Was raten Sie Gemeinden, die geflüchtete Menschen aufnehmen wollen?
Zunächst mal brauchen sie natürlich Räume im Gemeindehaus, um eine Familie oder auch einzelne Personen unterbringen zu können, dazu gehören auch ein Bad und eine Kochmöglichkeit. Außerdem sind erfahrungsgemäß etwa sechs bis sieben Aktive nötig, um ein Kirchenasyl zu begleiten. Es reicht nicht, wenn nur die Pfarrerin und eine sehr engagierte Person mitmachen.
Wie ist das Feedback aus den Gemeinden, wenn sie es das erste Mal gemacht haben?
Für die meisten Gemeinden ist es eine sehr positive Erfahrung, auf so konkrete Weise Menschen helfen zu können. Oft finden sich schnell Leute für den Helferkreis, die hinterher mit leuchtenden Augen über das Kirchenasyl berichten. Manchmal sind auch Menschen dabei, die der Kirche eigentlich nicht nahestehen, und die trotzdem helfen möchten.
Wie kann man eine bessere Infrastruktur für Kirchenasyle schaffen?

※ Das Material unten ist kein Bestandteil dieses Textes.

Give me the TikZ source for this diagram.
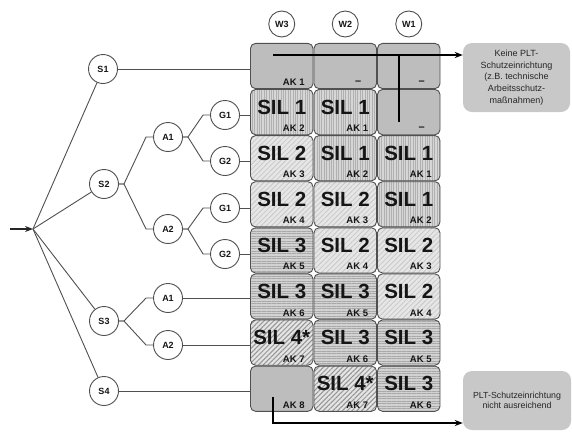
\documentclass[tikz,border=0pt]{standalone}
\usepackage{fontspec}
\setmainfont{Liberation Sans}
\usetikzlibrary{patterns.meta,arrows.meta,calc}
\definecolor{ln}{HTML}{505050}
\definecolor{cplain}{HTML}{BDBDBD}
\definecolor{cv}{HTML}{D6D6D6}
\definecolor{cvl}{HTML}{B0B0B0}
\definecolor{cd}{HTML}{E6E6E6}
\definecolor{cdl}{HTML}{C8C8C8}
\definecolor{ch}{HTML}{D2D2D2}
\definecolor{chl}{HTML}{A8A8A8}
\definecolor{cf}{HTML}{E4E4E4}
\definecolor{cfl}{HTML}{959595}
\definecolor{cbox}{HTML}{C8C8C8}
\definecolor{txt}{HTML}{151515}
\tikzset{
  cell/.style={draw=ln, line width=0.9pt, rounded corners=5pt, minimum width=62.5pt, minimum height=45.2pt, inner sep=0pt},
  plain/.style={fill=cplain},
  vst/.style={preaction={fill=cv}, pattern={Lines[angle=90,distance=2.4pt,line width=0.45pt]}, pattern color=cvl},
  dst/.style={preaction={fill=cd}, pattern={Lines[angle=45,distance=3.6pt,line width=0.8pt]}, pattern color=cdl},
  hst/.style={preaction={fill=ch}, pattern={Lines[angle=0,distance=2.5pt,line width=0.45pt]}, pattern color=chl},
  fst/.style={preaction={fill=cf}, pattern={Lines[angle=45,distance=3.4pt,line width=1pt]}, pattern color=cfl},
  siltxt/.style={anchor=base, inner sep=0pt, text=txt, font=\fontsize{20.5}{20.5}\selectfont\bfseries},
  aktxt/.style={anchor=base east, inner sep=0pt, text=txt, font=\fontsize{9.5}{9.5}\selectfont\bfseries},
  dashtxt/.style={anchor=base, inner sep=0pt, text=txt, font=\fontsize{11}{11}\selectfont\bfseries},
  tnode/.style={circle, draw=ln, line width=0.9pt, fill=white, minimum size=29pt, inner sep=0pt, text=txt, font=\fontsize{9}{9}\selectfont\bfseries},
  wnode/.style={tnode, minimum size=26pt},
  tline/.style={draw=ln, line width=0.9pt},
  bline/.style={draw=black, line width=1.6pt},
  infobox/.style={fill=cbox, rounded corners=9pt, inner sep=0pt, align=center, text=black!85}
}
\newcommand\silcell[6]{%
  \node[cell,#4] (#1) at (#2,#3) {};
  \node[siltxt] (#1s) at ($(#1.center)+(0,2)$) {#5};
  \node[aktxt] (#1a) at ($(#1.center)+(23,19.5)$) {#6};
}
\newcommand\akcell[4]{%
  \node[cell,plain] (#1) at (#2,#3) {};
  \node[aktxt] (#1a) at ($(#1.center)+(23,19.5)$) {#4};
}
\newcommand\dashcell[3]{%
  \node[cell,plain] (#1) at (#2,#3) {};
  \node[dashtxt] (#1a) at ($(#1.center)+(13,18)$) {\textendash};
}
\begin{document}
\begin{tikzpicture}[x=1pt,y=-1pt]
\useasboundingbox (0,0) rectangle (572,431);
\fill[white] (0,0) rectangle (572,431);

% headers
\node[wnode] (W3) at (281.75,24) {W3};
\node[wnode] (W2) at (345.25,24) {W2};
\node[wnode] (W1) at (408.75,24) {W1};

% grid
\akcell{w3r1}{281.75}{66}{AK 1}
\dashcell{w2r1}{345.25}{66}
\dashcell{w1r1}{408.75}{66}

\silcell{w3r2}{281.75}{112.1}{vst}{SIL 1}{AK 2}
\silcell{w2r2}{345.25}{112.1}{vst}{SIL 1}{AK 1}
\dashcell{w1r2}{408.75}{112.1}

\silcell{w3r3}{281.75}{158.2}{dst}{SIL 2}{AK 3}
\silcell{w2r3}{345.25}{158.2}{vst}{SIL 1}{AK 2}
\silcell{w1r3}{408.75}{158.2}{vst}{SIL 1}{AK 1}

\silcell{w3r4}{281.75}{204.3}{dst}{SIL 2}{AK 4}
\silcell{w2r4}{345.25}{204.3}{dst}{SIL 2}{AK 3}
\silcell{w1r4}{408.75}{204.3}{vst}{SIL 1}{AK 2}

\silcell{w3r5}{281.75}{250.4}{hst}{SIL 3}{AK 5}
\silcell{w2r5}{345.25}{250.4}{dst}{SIL 2}{AK 4}
\silcell{w1r5}{408.75}{250.4}{dst}{SIL 2}{AK 3}

\silcell{w3r6}{281.75}{296.5}{hst}{SIL 3}{AK 6}
\silcell{w2r6}{345.25}{296.5}{hst}{SIL 3}{AK 5}
\silcell{w1r6}{408.75}{296.5}{dst}{SIL 2}{AK 4}

\silcell{w3r7}{281.75}{342.6}{fst}{SIL 4*}{AK 7}
\silcell{w2r7}{345.25}{342.6}{hst}{SIL 3}{AK 6}
\silcell{w1r7}{408.75}{342.6}{hst}{SIL 3}{AK 5}

\akcell{w3r8}{281.75}{388.7}{AK 8}
\silcell{w2r8}{345.25}{388.7}{fst}{SIL 4*}{AK 7}
\silcell{w1r8}{408.75}{388.7}{hst}{SIL 3}{AK 6}

% info boxes
\node[infobox, minimum width=107pt, minimum height=69pt, font=\fontsize{9}{11.7}\selectfont] (box1) at (516.5,77.5)
  {Keine PLT-\\Schutzeinrichtung\\(z.B. technische\\Arbeitsschutz-\\maßnahmen)};
\node[infobox, minimum width=108pt, minimum height=59pt, font=\fontsize{8.8}{10.5}\selectfont] (box2) at (517,400.5)
  {PLT-Schutzeinrichtung\\nicht ausreichend};

% tree
\coordinate (in) at (10,229);
\coordinate (J) at (33,229);
\node[tnode] (S1) at (103,69) {S1};
\node[tnode] (S2) at (104,184) {S2};
\node[tnode] (S3) at (104,321) {S3};
\node[tnode] (S4) at (104,391) {S4};
\node[tnode] (A1) at (168,137) {A1};
\node[tnode] (A2) at (168,229) {A2};
\node[tnode] (G1) at (225,115) {G1};
\node[tnode] (G2) at (225,161) {G2};
\node[tnode] (G1b) at (225,208) {G1};
\node[tnode] (G2b) at (225,254) {G2};
\node[tnode] (A1b) at (168,298) {A1};
\node[tnode] (A2b) at (168,345) {A2};

\draw[tline, -{Stealth[length=8pt,width=6pt]}, line width=1.2pt, draw=black!85] (in) -- (J);
\foreach \n in {S1,S2,S3,S4} \draw[tline] (J) -- (\n);
\draw[tline] (S2.east) -- ++(5,0) -- ($(A1.west)+(-7,0)$) -- (A1.west);
\draw[tline] (S2.east) -- ++(5,0) -- ($(A2.west)+(-7,0)$) -- (A2.west);
\draw[tline] (A1.east) -- ++(5,0) -- ($(G1.west)+(-7,0)$) -- (G1.west);
\draw[tline] (A1.east) -- ++(5,0) -- ($(G2.west)+(-7,0)$) -- (G2.west);
\draw[tline] (A2.east) -- ++(5,0) -- ($(G1b.west)+(-7,0)$) -- (G1b.west);
\draw[tline] (A2.east) -- ++(5,0) -- ($(G2b.west)+(-7,0)$) -- (G2b.west);
\draw[tline] (S3.east) -- ++(5,0) -- ($(A1b.west)+(-7,0)$) -- (A1b.west);
\draw[tline] (S3.east) -- ++(5,0) -- ($(A2b.west)+(-7,0)$) -- (A2b.west);

\draw[tline] (S1.east) -- (S1.east -| w3r1.west);
\draw[tline] (G1.east) -- (G1.east -| w3r2.west);
\draw[tline] (G2.east) -- (G2.east -| w3r3.west);
\draw[tline] (G1b.east) -- (G1b.east -| w3r4.west);
\draw[tline] (G2b.east) -- (G2b.east -| w3r5.west);
\draw[tline] (A1b.east) -- (A1b.east -| w3r6.west);
\draw[tline] (A2b.east) -- (A2b.east -| w3r7.west);
\draw[tline] (S4.east) -- (S4.east -| w3r8.west);

% black outcome lines
\coordinate (t0) at (273,55);
\coordinate (v0) at (399,55);
\coordinate (v1) at (399,122);
\coordinate (b0) at (273,397);
\coordinate (b1) at (273,423);
\draw[bline, -{Stealth[length=8pt,width=6pt]}] (t0) -- (t0 -| box1.west);
\draw[bline] (v0) -- (v1);
\draw[bline, -{Stealth[length=8pt,width=6pt]}] (b0) -- (b1) -- (b1 -| box2.west);
\end{tikzpicture}
\end{document}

Wir von Maqom setzen uns dafür ein, dass das Thema Kirchenasyl in der Evangelischen Kirche Hessen und Nassau auch bei der Gebäudeentwicklung berücksichtigt wird. Wenn neue Gemeindehäuser geplant werden, könnten dort doch nicht nur Räume für den Yogakurs, den Bibelkreis und die Konfirmand*innen, sondern auch für die Unterbringung von Menschen, die Zuflucht suchen, mitgedacht werden. Oder man könnte alte Gemeindehäuser, die sonst abgerissen werden, noch für einige Jahre zu diesem Zweck nutzen.
Wie sehr sollte sich die Kirche beim Thema Geflüchtete einschalten?
Die Bibel ist ein Buch voller Fluchtgeschichten, Jesus selbst fand Zuflucht in Bethlehem. Migration ist ein Kernthema des Christentums. Traditionell gab es in Pfarrhäusern immer ein Gästezimmer. Menschen in Not müssen sich an Kirchengemeinden wenden können.
In der Veranstaltung „Kirchenasyl in unseren Gemeinden“ der Ehrenamtsakademie informiert Anja Harzke darüber, welche Voraussetzungen eine Gemeinde schaffen muss, um Kirchenasyl gewähren zu können und was es konkret für eine Gemeinde bedeutet.